**Data section**
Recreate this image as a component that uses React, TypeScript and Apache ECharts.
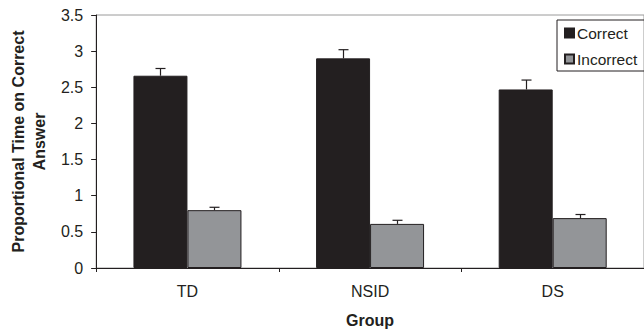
import React, { useEffect, useRef } from "react";
import * as echarts from "echarts";

const categories = ["TD", "NSID", "DS"];
const correctValues = [2.66, 2.9, 2.47];
const correctErrors = [0.1, 0.12, 0.13];
const incorrectValues = [0.8, 0.61, 0.69];
const incorrectErrors = [0.04, 0.05, 0.05];
const yTicks = [0, 0.5, 1, 1.5, 2, 2.5, 3, 3.5];

const FONT = "Liberation Sans, Arial, sans-serif";
const BAR_W = 54;

export default function App() {
  const ref = useRef<HTMLDivElement>(null);
  useEffect(() => {
    const chart = echarts.init(ref.current!, undefined, { renderer: "svg" });
    const errSeries = (vals: number[], errs: number[], side: number, name: string) => ({
      type: "custom",
      name,
      silent: true,
      z: 5,
      data: vals.map((v, i) => [i, v, v + errs[i]]),
      renderItem: (params: any, api: any) => {
        const i = api.value(0);
        const base = api.coord([i, api.value(1)]);
        const top = api.coord([i, api.value(2)]);
        const x = Math.round(base[0] + (side * BAR_W) / 2) + 0.5;
        const cap = 5;
        return {
          type: "group",
          children: [
            { type: "line", shape: { x1: x, y1: base[1], x2: x, y2: top[1] }, style: { stroke: "#231f20", lineWidth: 1.2 } },
            { type: "line", shape: { x1: x - cap, y1: top[1], x2: x + cap, y2: top[1] }, style: { stroke: "#231f20", lineWidth: 1.2 } },
          ],
        };
      },
    });
    chart.setOption({
      animation: false,
      backgroundColor: "#fff",
      textStyle: { fontFamily: FONT },
      grid: { left: 93, top: 15, bottom: 68, width: 556, show: true, borderColor: "#9a9a9a", borderWidth: 1 },
      legend: {
        orient: "vertical",
        left: 557,
        top: 20,
        data: [
          { name: "Correct", icon: "rect" },
          { name: "Incorrect", icon: "rect" },
        ],
        itemWidth: 9,
        itemHeight: 9,
        itemGap: 10,
        borderColor: "#231f20",
        borderWidth: 1,
        padding: [5, 20, 4, 7],
        textStyle: { fontFamily: FONT, fontSize: 15.5, color: "#231f20", padding: [0, 0, 0, -2] },
      },
      xAxis: {
        type: "category",
        data: categories,
        name: "Group",
        nameLocation: "middle",
        nameGap: 44,
        nameTextStyle: { fontFamily: FONT, fontWeight: "bold", fontSize: 16, color: "#231f20" },
        axisLine: { lineStyle: { color: "#231f20", width: 1 } },
        axisTick: { show: true, length: 4, lineStyle: { color: "#231f20" } },
        axisLabel: { margin: 15, fontFamily: FONT, fontSize: 16, color: "#231f20" },
      },
      yAxis: {
        type: "value",
        min: 0,
        max: 3.5,
        interval: 0.5,
        name: "Proportional Time on Correct\nAnswer",
        nameLocation: "middle",
        nameGap: 43,
        nameRotate: 90,
        nameTextStyle: { fontFamily: FONT, fontWeight: "bold", fontSize: 16, color: "#231f20", lineHeight: 21 },
        axisLine: { show: true, lineStyle: { color: "#231f20", width: 1 } },
        axisTick: { show: true, length: 5, lineStyle: { color: "#231f20" } },
        splitLine: { show: false },
        axisLabel: {
          margin: 13,
          fontFamily: FONT,
          fontSize: 16,
          color: "#231f20",
          formatter: (v: number) => (yTicks.includes(v) ? String(v) : ""),
        },
      },
      series: [
        {
          name: "Correct",
          type: "bar",
          data: correctValues,
          barWidth: BAR_W,
          barGap: "0%",
          itemStyle: { color: "#231f20", borderColor: "#231f20", borderWidth: 1 },
        },
        {
          name: "Incorrect",
          type: "bar",
          data: incorrectValues,
          barWidth: BAR_W,
          barGap: "0%",
          itemStyle: { color: "#939598", borderColor: "#231f20", borderWidth: 1 },
        },
        errSeries(correctValues, correctErrors, -1, "errC"),
        errSeries(incorrectValues, incorrectErrors, 1, "errI"),
      ],
    });
    return () => chart.dispose();
  }, []);
  return <div ref={ref} style={{ width: 644, height: 336, position: "absolute", left: 0, top: 0 }} />;
}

**Goal of the exercise**
Reproduce the whole listing exactly, but not the images in it.

**Right answer**
Recreate this image as a component that uses React, TypeScript and Apache ECharts.
import React, { useEffect, useRef } from "react";
import * as echarts from "echarts";

const categories = ["TD", "NSID", "DS"];
const correctValues = [2.66, 2.9, 2.47];
const correctErrors = [0.1, 0.12, 0.13];
const incorrectValues = [0.8, 0.61, 0.69];
const incorrectErrors = [0.04, 0.05, 0.05];
const yTicks = [0, 0.5, 1, 1.5, 2, 2.5, 3, 3.5];

const FONT = "Liberation Sans, Arial, sans-serif";
const BAR_W = 54;

export default function App() {
  const ref = useRef<HTMLDivElement>(null);
  useEffect(() => {
    const chart = echarts.init(ref.current!, undefined, { renderer: "svg" });
    const errSeries = (vals: number[], errs: number[], side: number, name: string) => ({
      type: "custom",
      name,
      silent: true,
      z: 5,
      data: vals.map((v, i) => [i, v, v + errs[i]]),
      renderItem: (params: any, api: any) => {
        const i = api.value(0);
        const base = api.coord([i, api.value(1)]);
        const top = api.coord([i, api.value(2)]);
        const x = Math.round(base[0] + (side * BAR_W) / 2) + 0.5;
        const cap = 5;
        return {
          type: "group",
          children: [
            { type: "line", shape: { x1: x, y1: base[1], x2: x, y2: top[1] }, style: { stroke: "#231f20", lineWidth: 1.2 } },
            { type: "line", shape: { x1: x - cap, y1: top[1], x2: x + cap, y2: top[1] }, style: { stroke: "#231f20", lineWidth: 1.2 } },
          ],
        };
      },
    });
    chart.setOption({
      animation: false,
      backgroundColor: "#fff",
      textStyle: { fontFamily: FONT },
      grid: { left: 93, top: 15, bottom: 68, width: 556, show: true, borderColor: "#9a9a9a", borderWidth: 1 },
      legend: {
        orient: "vertical",
        left: 557,
        top: 20,
        data: [
          { name: "Correct", icon: "rect" },
          { name: "Incorrect", icon: "rect" },
        ],
        itemWidth: 9,
        itemHeight: 9,
        itemGap: 10,
        borderColor: "#231f20",
        borderWidth: 1,
        padding: [5, 20, 4, 7],
        textStyle: { fontFamily: FONT, fontSize: 15.5, color: "#231f20", padding: [0, 0, 0, -2] },
      },
      xAxis: {
        type: "category",
        data: categories,
        name: "Group",
        nameLocation: "middle",
        nameGap: 44,
        nameTextStyle: { fontFamily: FONT, fontWeight: "bold", fontSize: 16, color: "#231f20" },
        axisLine: { lineStyle: { color: "#231f20", width: 1 } },
        axisTick: { show: true, length: 4, lineStyle: { color: "#231f20" } },
        axisLabel: { margin: 15, fontFamily: FONT, fontSize: 16, color: "#231f20" },
      },
      yAxis: {
        type: "value",
        min: 0,
        max: 3.5,
        interval: 0.5,
        name: "Proportional Time on Correct\nAnswer",
        nameLocation: "middle",
        nameGap: 43,
        nameRotate: 90,
        nameTextStyle: { fontFamily: FONT, fontWeight: "bold", fontSize: 16, color: "#231f20", lineHeight: 21 },
        axisLine: { show: true, lineStyle: { color: "#231f20", width: 1 } },
        axisTick: { show: true, length: 5, lineStyle: { color: "#231f20" } },
        splitLine: { show: false },
        axisLabel: {
          margin: 13,
          fontFamily: FONT,
          fontSize: 16,
          color: "#231f20",
          formatter: (v: number) => (yTicks.includes(v) ? String(v) : ""),
        },
      },
      series: [
        {
          name: "Correct",
          type: "bar",
          data: correctValues,
          barWidth: BAR_W,
          barGap: "0%",
          itemStyle: { color: "#231f20", borderColor: "#231f20", borderWidth: 1 },
        },
        {
          name: "Incorrect",
          type: "bar",
          data: incorrectValues,
          barWidth: BAR_W,
          barGap: "0%",
          itemStyle: { color: "#939598", borderColor: "#231f20", borderWidth: 1 },
        },
        errSeries(correctValues, correctErrors, -1, "errC"),
        errSeries(incorrectValues, incorrectErrors, 1, "errI"),
      ],
    });
    return () => chart.dispose();
  }, []);
  return <div ref={ref} style={{ width: 644, height: 336, position: "absolute", left: 0, top: 0 }} />;
}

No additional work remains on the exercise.